«On me sort de taule, on me refout en taule, ça dérange pas. Je suis un type sans importance. »
Alain Godard, c’est principalement des collaborations avec Pierre Richard, Edouard Molinaro et, surtout, Jean-Jacques Annaud qui signe ici son deuxième long métrage après un La Victoire en Chantant (1976) au destin étrange (boudé à sa sortie, oscarisé, reboudé à sa ressortie). Francis Veber, lui, est déjà une star, auréolé des succès du Grand Blond avec une Chaussure Noire (Yves Robert, 1972), de L’Emmerdeur (Edouard Molinaro, 1973), de Peur sur la Ville (Henri Verneuil, 1975), du Jouet (lui-même, 1976) et, en 1978 aussi, de la Cage aux Folles (Molinaro). A ces trois auteurs s’ajoute une distribution où Patrick Dewaere éclabousse de son talent, lancé trois ans plus tôt par Bertrand Blier (Les Valseuses, 1974) et accumulant les succès depuis, avec aussi France Dougnac, éphémère actrice, Jean Bouise, Paul Le Person, Michel Aumont, Robert Dalban, Catherine Samie (hélas comme figurante), Bernard-Pierre Donnadieu, Dora Doll, Hubert Deschamps, Maurice Barrier, Corrine Marchand, Mario David, éternels seconds rôles très en vue dans ces années.
Patrick Dewaere incarne ici le 5ème François Perrin de Francis Veber au cinéma, 6ème si on compte le Pignon de L’Emmerdeur (Jacques Brel, Molinaro), après Pierre Richard dans 4 films. Comme ses prédécesseurs, Perrin n’a pas beaucoup de chance et, malgré ses talents, rate tout ce qu’il peut. Si les Perrin/Pignon ont connu et connaîtront d’illustres interprètes, force est de constater que Patrick Dewaere les écrase tous et de loin. D’une petite comédie populaire qui pourrait flirter avec le nanar, le trio Veber, Annaud, Dewaere fait un grand film drôle et intelligent, un classique d’humour noir, truffé de répliques d’un cynisme rare, même si on regrettera la légèreté avec laquelle la problématique du viol est vécue par le personnage principal, plus préoccupé par ce qu’il ressent que par ce que la victime a réellement vécu. Sans doute le propos serait-il envisagé par les auteurs différemment aujourd’hui.

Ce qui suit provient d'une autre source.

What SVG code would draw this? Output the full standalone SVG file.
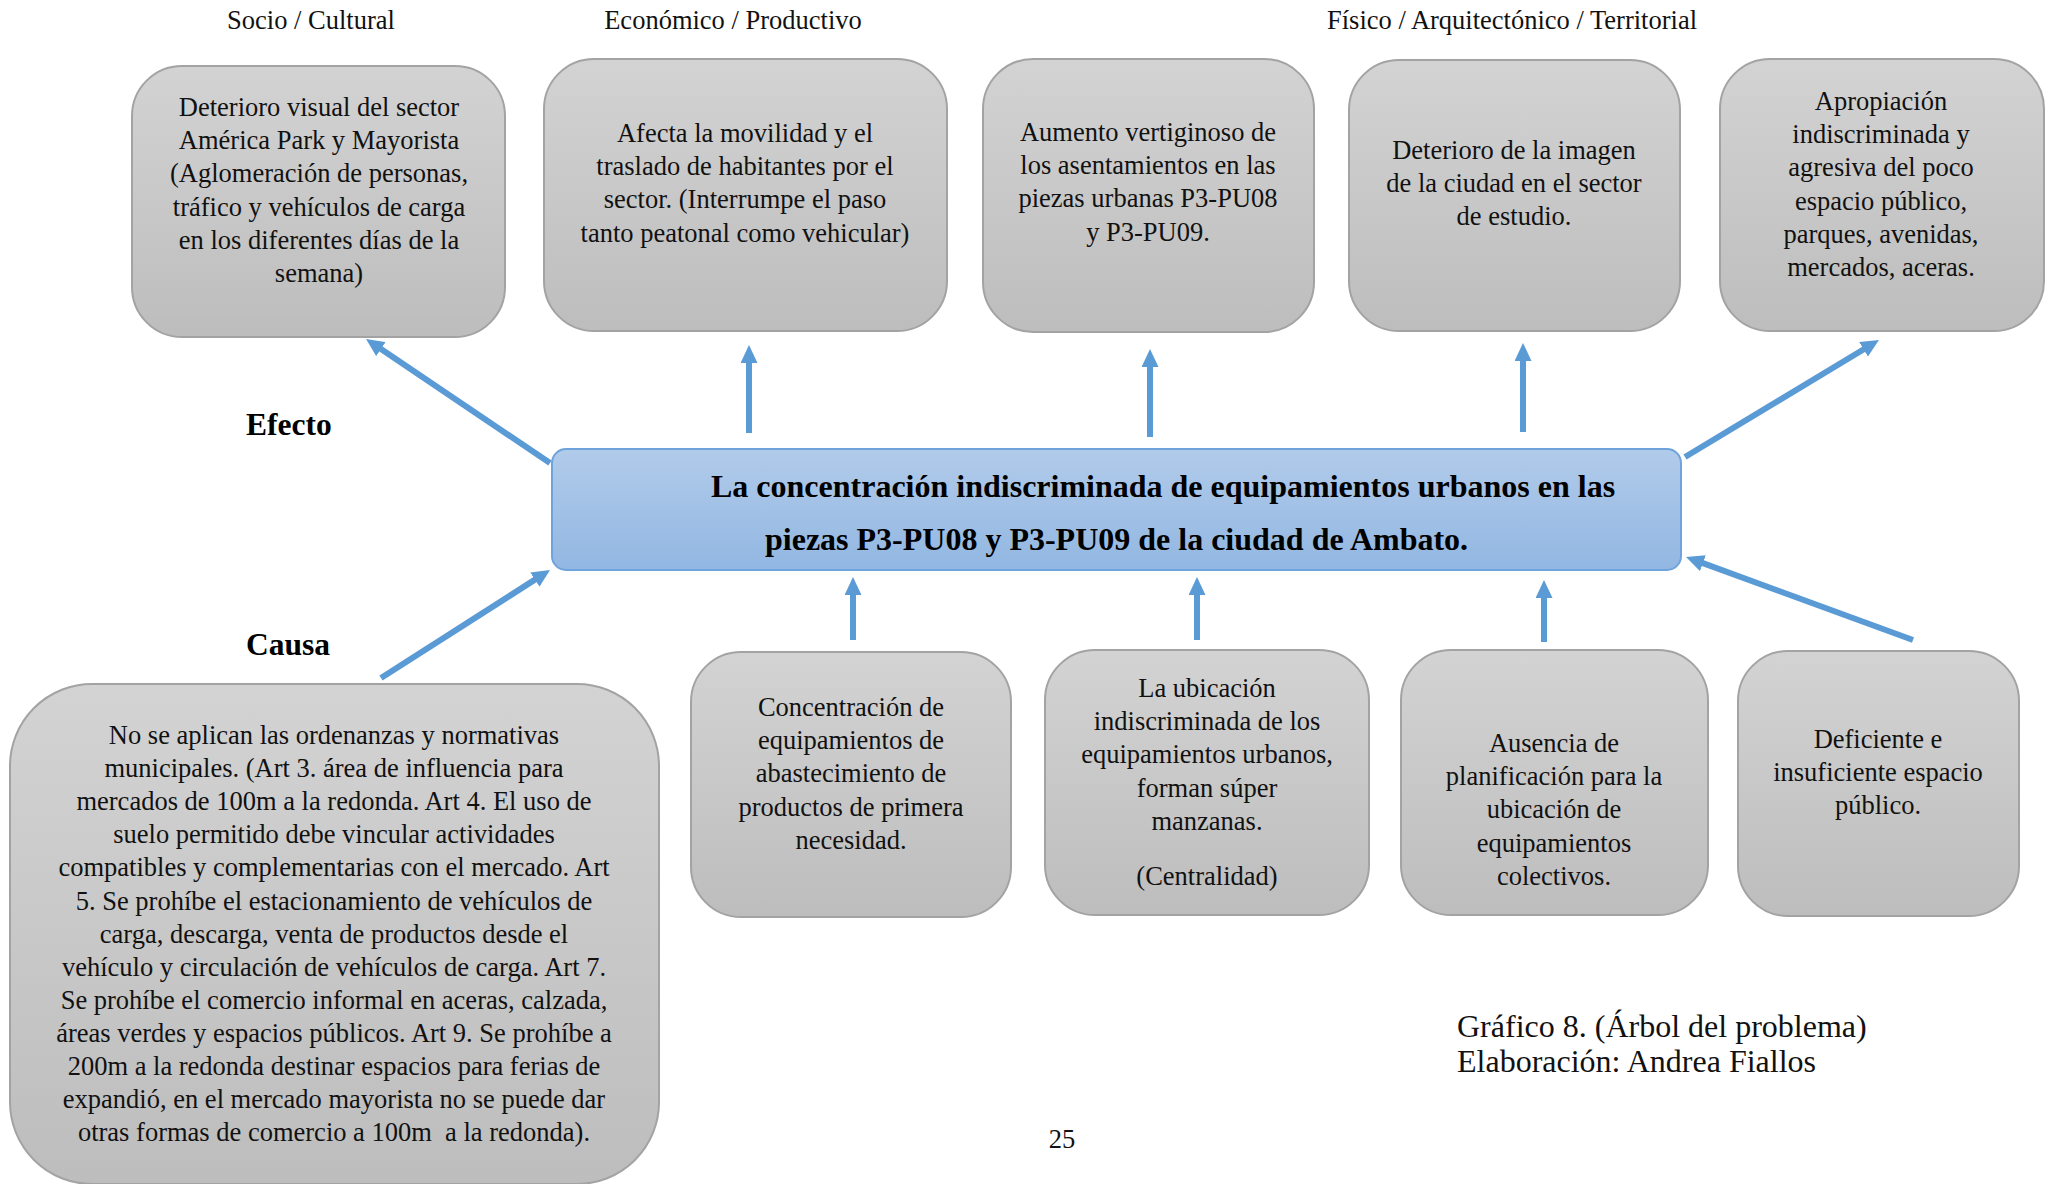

Coup de Tête pourrait passer pour une comédie légère c’est surtout une sévère diatribe contre le pouvoir du fric et du foot, contre l’arbitraire, l’un des scénarios les plus profonds de Veber depuis son Jouet. La scène du banquet est digne de celle, signée par Audiard, du parlement dans Le Président (Henri Verneuil, 1961) mais aussi de celle d’Oleg le gorille dans The Square (Ruben Östlund, 2017). Par moment, on touche presque au dérisoire de La Plaisanterie, le roman de Kundera.
Ce Coup de Tête, hélas un peu oublié, est un chef d’oeuvre.